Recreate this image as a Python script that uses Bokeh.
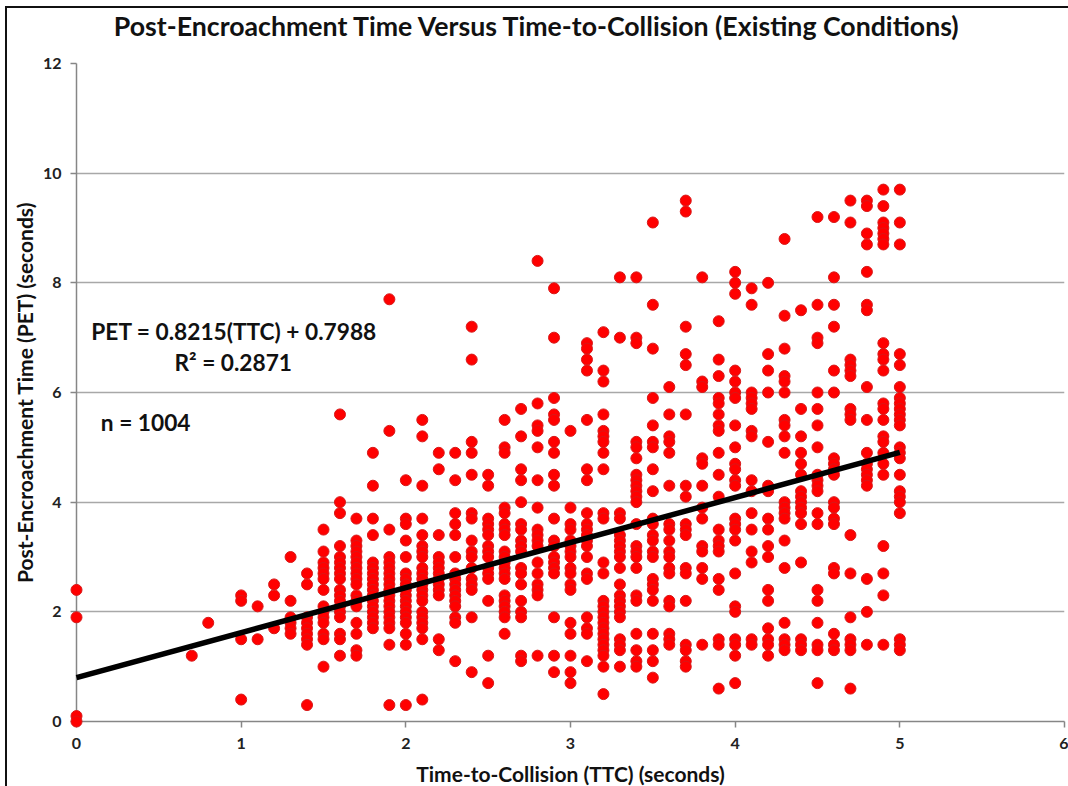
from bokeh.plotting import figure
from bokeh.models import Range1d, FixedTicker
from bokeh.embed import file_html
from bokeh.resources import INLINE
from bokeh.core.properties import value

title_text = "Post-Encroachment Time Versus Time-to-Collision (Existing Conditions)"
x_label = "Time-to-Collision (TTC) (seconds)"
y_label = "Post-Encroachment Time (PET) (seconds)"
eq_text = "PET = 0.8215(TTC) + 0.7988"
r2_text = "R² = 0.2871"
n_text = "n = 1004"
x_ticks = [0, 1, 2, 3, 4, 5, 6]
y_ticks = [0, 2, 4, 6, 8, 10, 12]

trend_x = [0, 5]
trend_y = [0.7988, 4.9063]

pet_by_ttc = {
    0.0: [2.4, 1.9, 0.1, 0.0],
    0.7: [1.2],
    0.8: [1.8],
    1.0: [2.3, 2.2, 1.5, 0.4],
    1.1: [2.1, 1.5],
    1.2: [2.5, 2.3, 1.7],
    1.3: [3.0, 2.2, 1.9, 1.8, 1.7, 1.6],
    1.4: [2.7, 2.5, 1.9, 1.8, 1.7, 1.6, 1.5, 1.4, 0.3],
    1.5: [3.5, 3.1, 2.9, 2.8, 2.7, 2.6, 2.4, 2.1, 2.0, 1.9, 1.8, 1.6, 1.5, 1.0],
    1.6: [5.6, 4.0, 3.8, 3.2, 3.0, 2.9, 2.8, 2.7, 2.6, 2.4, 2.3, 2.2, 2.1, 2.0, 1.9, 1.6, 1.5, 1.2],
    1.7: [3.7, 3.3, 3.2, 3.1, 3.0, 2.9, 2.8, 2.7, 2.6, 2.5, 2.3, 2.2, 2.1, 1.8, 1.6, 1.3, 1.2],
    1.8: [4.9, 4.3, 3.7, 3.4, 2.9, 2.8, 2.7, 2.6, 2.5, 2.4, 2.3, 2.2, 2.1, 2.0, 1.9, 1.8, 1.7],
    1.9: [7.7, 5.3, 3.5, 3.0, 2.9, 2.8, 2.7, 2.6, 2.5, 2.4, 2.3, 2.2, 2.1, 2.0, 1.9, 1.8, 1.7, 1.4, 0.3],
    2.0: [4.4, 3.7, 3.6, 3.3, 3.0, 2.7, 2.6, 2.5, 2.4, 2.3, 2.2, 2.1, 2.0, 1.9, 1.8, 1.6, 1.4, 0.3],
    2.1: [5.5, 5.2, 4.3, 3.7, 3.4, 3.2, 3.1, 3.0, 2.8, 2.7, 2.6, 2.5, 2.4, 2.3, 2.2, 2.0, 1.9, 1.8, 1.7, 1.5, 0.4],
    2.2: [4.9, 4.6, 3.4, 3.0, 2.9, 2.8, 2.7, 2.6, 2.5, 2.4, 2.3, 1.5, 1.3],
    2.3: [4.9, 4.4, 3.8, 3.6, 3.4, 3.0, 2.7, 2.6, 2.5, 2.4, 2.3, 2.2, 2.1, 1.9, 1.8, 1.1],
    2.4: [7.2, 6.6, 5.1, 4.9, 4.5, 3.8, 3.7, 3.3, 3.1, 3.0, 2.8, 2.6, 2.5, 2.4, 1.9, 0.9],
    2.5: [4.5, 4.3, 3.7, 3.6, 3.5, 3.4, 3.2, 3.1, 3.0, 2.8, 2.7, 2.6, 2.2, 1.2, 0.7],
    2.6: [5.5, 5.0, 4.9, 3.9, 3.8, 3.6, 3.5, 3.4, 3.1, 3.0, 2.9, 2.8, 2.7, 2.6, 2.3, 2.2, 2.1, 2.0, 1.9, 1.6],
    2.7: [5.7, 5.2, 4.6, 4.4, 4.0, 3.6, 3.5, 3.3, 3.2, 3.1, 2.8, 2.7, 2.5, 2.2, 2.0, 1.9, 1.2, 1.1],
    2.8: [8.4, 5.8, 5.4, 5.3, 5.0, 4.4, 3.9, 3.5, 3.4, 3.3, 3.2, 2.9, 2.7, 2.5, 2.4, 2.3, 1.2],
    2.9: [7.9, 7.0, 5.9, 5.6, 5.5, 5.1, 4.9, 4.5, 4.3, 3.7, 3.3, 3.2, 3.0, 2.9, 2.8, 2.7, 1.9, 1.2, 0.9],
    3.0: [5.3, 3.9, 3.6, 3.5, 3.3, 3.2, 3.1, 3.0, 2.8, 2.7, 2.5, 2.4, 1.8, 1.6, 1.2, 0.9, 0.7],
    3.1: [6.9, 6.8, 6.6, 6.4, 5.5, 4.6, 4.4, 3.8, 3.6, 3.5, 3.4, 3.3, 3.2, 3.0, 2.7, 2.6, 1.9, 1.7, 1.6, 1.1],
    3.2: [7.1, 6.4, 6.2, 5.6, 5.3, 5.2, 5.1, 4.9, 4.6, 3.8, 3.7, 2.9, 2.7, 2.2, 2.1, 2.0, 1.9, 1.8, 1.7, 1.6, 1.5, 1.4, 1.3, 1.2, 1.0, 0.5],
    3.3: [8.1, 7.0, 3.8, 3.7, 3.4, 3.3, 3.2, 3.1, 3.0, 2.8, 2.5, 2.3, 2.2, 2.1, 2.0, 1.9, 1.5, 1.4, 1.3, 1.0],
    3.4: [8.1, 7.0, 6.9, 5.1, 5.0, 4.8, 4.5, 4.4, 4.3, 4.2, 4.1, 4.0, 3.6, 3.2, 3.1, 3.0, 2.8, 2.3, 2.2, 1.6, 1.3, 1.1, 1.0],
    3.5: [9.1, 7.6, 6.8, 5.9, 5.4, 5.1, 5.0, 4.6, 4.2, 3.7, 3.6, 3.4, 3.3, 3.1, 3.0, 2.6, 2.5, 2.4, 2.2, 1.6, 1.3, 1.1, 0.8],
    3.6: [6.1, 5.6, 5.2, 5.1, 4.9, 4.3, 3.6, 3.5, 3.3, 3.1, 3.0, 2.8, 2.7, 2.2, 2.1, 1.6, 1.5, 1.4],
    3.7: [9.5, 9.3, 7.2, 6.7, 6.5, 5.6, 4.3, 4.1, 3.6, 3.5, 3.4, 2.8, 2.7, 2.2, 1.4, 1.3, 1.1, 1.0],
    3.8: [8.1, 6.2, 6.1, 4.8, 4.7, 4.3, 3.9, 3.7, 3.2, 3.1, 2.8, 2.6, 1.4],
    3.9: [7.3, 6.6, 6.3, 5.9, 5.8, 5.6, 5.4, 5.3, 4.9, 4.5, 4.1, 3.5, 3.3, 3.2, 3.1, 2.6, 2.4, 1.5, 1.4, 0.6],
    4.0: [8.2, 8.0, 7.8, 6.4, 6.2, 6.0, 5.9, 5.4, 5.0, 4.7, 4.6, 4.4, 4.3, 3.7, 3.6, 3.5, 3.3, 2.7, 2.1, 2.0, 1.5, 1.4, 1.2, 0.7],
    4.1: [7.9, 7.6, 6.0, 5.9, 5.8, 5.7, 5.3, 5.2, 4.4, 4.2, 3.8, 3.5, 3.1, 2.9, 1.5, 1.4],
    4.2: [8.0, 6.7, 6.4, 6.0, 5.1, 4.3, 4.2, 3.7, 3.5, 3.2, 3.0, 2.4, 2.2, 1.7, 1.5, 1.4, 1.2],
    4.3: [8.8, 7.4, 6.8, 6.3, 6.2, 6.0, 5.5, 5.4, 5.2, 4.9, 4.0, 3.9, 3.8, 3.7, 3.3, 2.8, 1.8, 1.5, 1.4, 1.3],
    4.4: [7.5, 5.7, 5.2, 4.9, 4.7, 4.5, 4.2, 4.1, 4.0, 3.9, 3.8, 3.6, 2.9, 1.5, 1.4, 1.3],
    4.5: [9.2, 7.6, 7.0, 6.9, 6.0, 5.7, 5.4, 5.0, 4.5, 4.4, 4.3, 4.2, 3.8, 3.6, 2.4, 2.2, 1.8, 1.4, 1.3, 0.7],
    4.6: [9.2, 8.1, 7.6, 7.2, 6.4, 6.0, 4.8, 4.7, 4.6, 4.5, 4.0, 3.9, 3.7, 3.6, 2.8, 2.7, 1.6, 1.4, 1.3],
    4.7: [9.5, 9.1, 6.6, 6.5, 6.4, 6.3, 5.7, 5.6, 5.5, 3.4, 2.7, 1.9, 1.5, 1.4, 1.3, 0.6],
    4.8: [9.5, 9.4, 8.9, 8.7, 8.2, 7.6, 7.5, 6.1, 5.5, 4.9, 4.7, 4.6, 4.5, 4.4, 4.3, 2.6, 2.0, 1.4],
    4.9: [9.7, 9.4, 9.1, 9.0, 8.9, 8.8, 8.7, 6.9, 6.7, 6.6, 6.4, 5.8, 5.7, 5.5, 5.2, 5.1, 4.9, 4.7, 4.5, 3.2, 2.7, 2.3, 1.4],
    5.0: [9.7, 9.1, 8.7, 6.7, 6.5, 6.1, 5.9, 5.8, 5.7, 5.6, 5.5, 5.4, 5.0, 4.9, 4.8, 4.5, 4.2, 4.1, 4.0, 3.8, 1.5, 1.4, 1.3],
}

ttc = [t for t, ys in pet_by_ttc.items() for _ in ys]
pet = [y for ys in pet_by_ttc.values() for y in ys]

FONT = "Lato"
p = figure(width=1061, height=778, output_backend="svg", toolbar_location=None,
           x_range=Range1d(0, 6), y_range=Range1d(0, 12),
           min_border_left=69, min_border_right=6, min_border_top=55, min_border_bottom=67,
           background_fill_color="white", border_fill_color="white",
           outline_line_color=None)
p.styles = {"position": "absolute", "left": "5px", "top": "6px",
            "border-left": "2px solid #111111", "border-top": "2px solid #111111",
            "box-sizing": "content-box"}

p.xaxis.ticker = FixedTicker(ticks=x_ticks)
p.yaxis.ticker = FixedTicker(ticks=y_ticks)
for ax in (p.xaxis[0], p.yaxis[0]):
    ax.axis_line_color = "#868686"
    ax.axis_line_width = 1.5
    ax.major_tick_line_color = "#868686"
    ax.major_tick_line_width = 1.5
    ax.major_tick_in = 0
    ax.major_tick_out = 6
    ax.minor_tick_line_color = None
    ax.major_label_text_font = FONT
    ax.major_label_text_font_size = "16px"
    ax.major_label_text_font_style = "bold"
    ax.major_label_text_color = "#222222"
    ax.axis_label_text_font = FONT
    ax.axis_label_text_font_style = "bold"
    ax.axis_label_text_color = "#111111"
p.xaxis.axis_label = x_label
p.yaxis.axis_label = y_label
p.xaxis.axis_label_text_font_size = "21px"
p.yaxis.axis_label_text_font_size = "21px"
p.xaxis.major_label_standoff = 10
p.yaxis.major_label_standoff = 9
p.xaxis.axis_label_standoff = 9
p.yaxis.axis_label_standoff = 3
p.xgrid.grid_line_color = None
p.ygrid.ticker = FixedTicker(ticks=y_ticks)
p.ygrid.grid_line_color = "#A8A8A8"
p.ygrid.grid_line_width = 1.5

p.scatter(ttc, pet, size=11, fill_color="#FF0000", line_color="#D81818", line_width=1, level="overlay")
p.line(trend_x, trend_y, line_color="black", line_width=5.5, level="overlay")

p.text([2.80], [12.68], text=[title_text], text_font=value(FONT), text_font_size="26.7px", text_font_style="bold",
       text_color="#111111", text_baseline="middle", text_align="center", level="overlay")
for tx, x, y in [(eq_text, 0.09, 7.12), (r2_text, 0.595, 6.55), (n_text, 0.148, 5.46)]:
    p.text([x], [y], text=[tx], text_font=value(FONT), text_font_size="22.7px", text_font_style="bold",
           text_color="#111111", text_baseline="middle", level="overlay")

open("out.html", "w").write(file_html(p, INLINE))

++++++++++

• Request: Repeat, word for word and with no pictures, only the lines running from the beginning of the data to the line that contains "trend_y = [0.7988, 4.9063]".

• Output of the exercise:
Recreate this image as a Python script that uses Bokeh.
from bokeh.plotting import figure
from bokeh.models import Range1d, FixedTicker
from bokeh.embed import file_html
from bokeh.resources import INLINE
from bokeh.core.properties import value

title_text = "Post-Encroachment Time Versus Time-to-Collision (Existing Conditions)"
x_label = "Time-to-Collision (TTC) (seconds)"
y_label = "Post-Encroachment Time (PET) (seconds)"
eq_text = "PET = 0.8215(TTC) + 0.7988"
r2_text = "R² = 0.2871"
n_text = "n = 1004"
x_ticks = [0, 1, 2, 3, 4, 5, 6]
y_ticks = [0, 2, 4, 6, 8, 10, 12]

trend_x = [0, 5]
trend_y = [0.7988, 4.9063]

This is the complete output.